I was glancing over one of my old college books; Optimisation from Brinkhuis, page 448. It had a fun problem that got me thinking. This document contains a solution to said problem that can be solved with maths, but is more fun to solve with python.

Party at a Convex Castle

There's a long summer party happening at a convex shaped castle. The main attraction of the party is a wine cellar that contains many bottles of wine, $n$ in fact. Every night the attendees of the party can drink a bottle of wine, causing a party vibe. The attendees wonder, should all the wine be drunk on a single night or should the wine be spread out?

Let's assume that the partyvibe can be quantified. The total party vibe is a product of the number of bottles of wine drunk per evening.

Example

Suppose that we have 20 bottles of wine. Then these allocations would have the following values:

$$ \begin{equation} \label{eq1} \begin{split} \text{score}({10, 10}) & = 10 \times 10 = 100 \\ \text{score}({4, 6, 10}) & = 10 \times 5 \times 5 = 240 \\ \text{score}({10, 5, 5}) & = 10 \times 5 \times 5 = 250 \end{split} \end{equation} $$

The problem

What is the optimal allocation? How many bottles should be opened on every evening? Assume that we only have $n$ bottles to start with.

Python Solution

This problem, turns out, can be solved with a bit of recursion via dynamic programming. The main thing to recognize is the recursive relationship. In maths; I have a function $s(n,b)$ that I want to optimise where $n$ is the number of bottles that are currently in the cellar and $b$ is the number of bottles that is being taken for this night. On considering the problem, maths look like this:

$$ \arg \max_b s(n, b) = b \times \arg \max_{b'} s(n-b, b')$$

Writing this in python turns out to be relatively simple, but it took me 10 minutes on paper to get it right.

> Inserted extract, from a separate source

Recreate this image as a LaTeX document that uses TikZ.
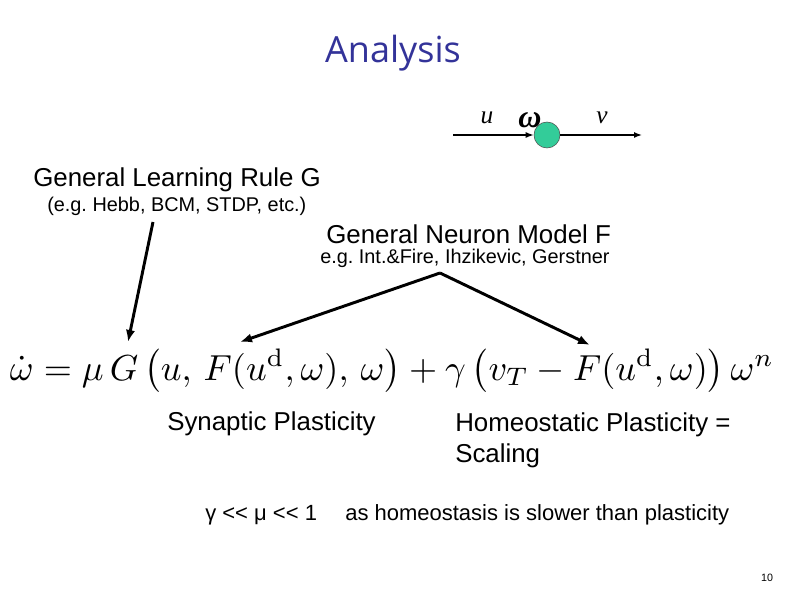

from functools import reduce

def argmax_slow(bottles):
    if bottles == 0:
        return [1]
    if bottles <= 3:
        return [bottles]
    else:
        max_score, max_args = 0, []
        for b in range(1, bottles + 1):
            b_args = argmax(bottles - b)
            b_value = reduce(lambda x,y: x * y, [b] + b_args)
            if b_value > max_score: 
                max_score, max_args = b_value, [b] + b_args
        return max_args

Since the function is recursive, one would be wise to add a cache in order to memoize intermediate results.

from functools import lru_cache

@lru_cache(maxsize=512)
def argmax(bottles):
    if bottles == 0:
        return [1]
    if bottles <= 3:
        return [bottles]
    else:
        max_score, max_args = 0, []
        for b in range(1, bottles + 1):
            b_args = argmax(bottles - b)
            b_value = reduce(lambda x,y: x * y, [b] + b_args)
            if b_value > max_score: 
                max_score, max_args = b_value, [b] + b_args
        return max_args

The timing from jupyter lab shows the speedup is definately measureable.

> %time _ = argmax(512)
CPU times: user 4 µs, sys: 1 µs, total: 5 µs
Wall time: 6.2 µs
> %time _ = argmax_slow(512)
CPU times: user 14.8 ms, sys: 1.07 ms, total: 15.9 ms
Wall time: 15 ms

Math Solution

The interesting thing about this problem really shows itself when you see a solution.

> argmax_slow(20)
[2, 3, 3, 3, 3, 3, 3]

Maybe we didn't need any programming here. Let's consider some parts of the problem:

You never want to open just one bottle. Instead of opening lots of bottles in one evening, it seems a better tactic to open bottles on many evenings. Why so many threes though?

It might not seem straightforward, but it's because $2^3 < 3^2$. Spending two nights with three bottles is "more better" in this example than spending three nights with two.

As a final conclusion, I would mainly like to point out that associating alcohol to "more fun" is a path to ruin, albeit a fun optimisation problem.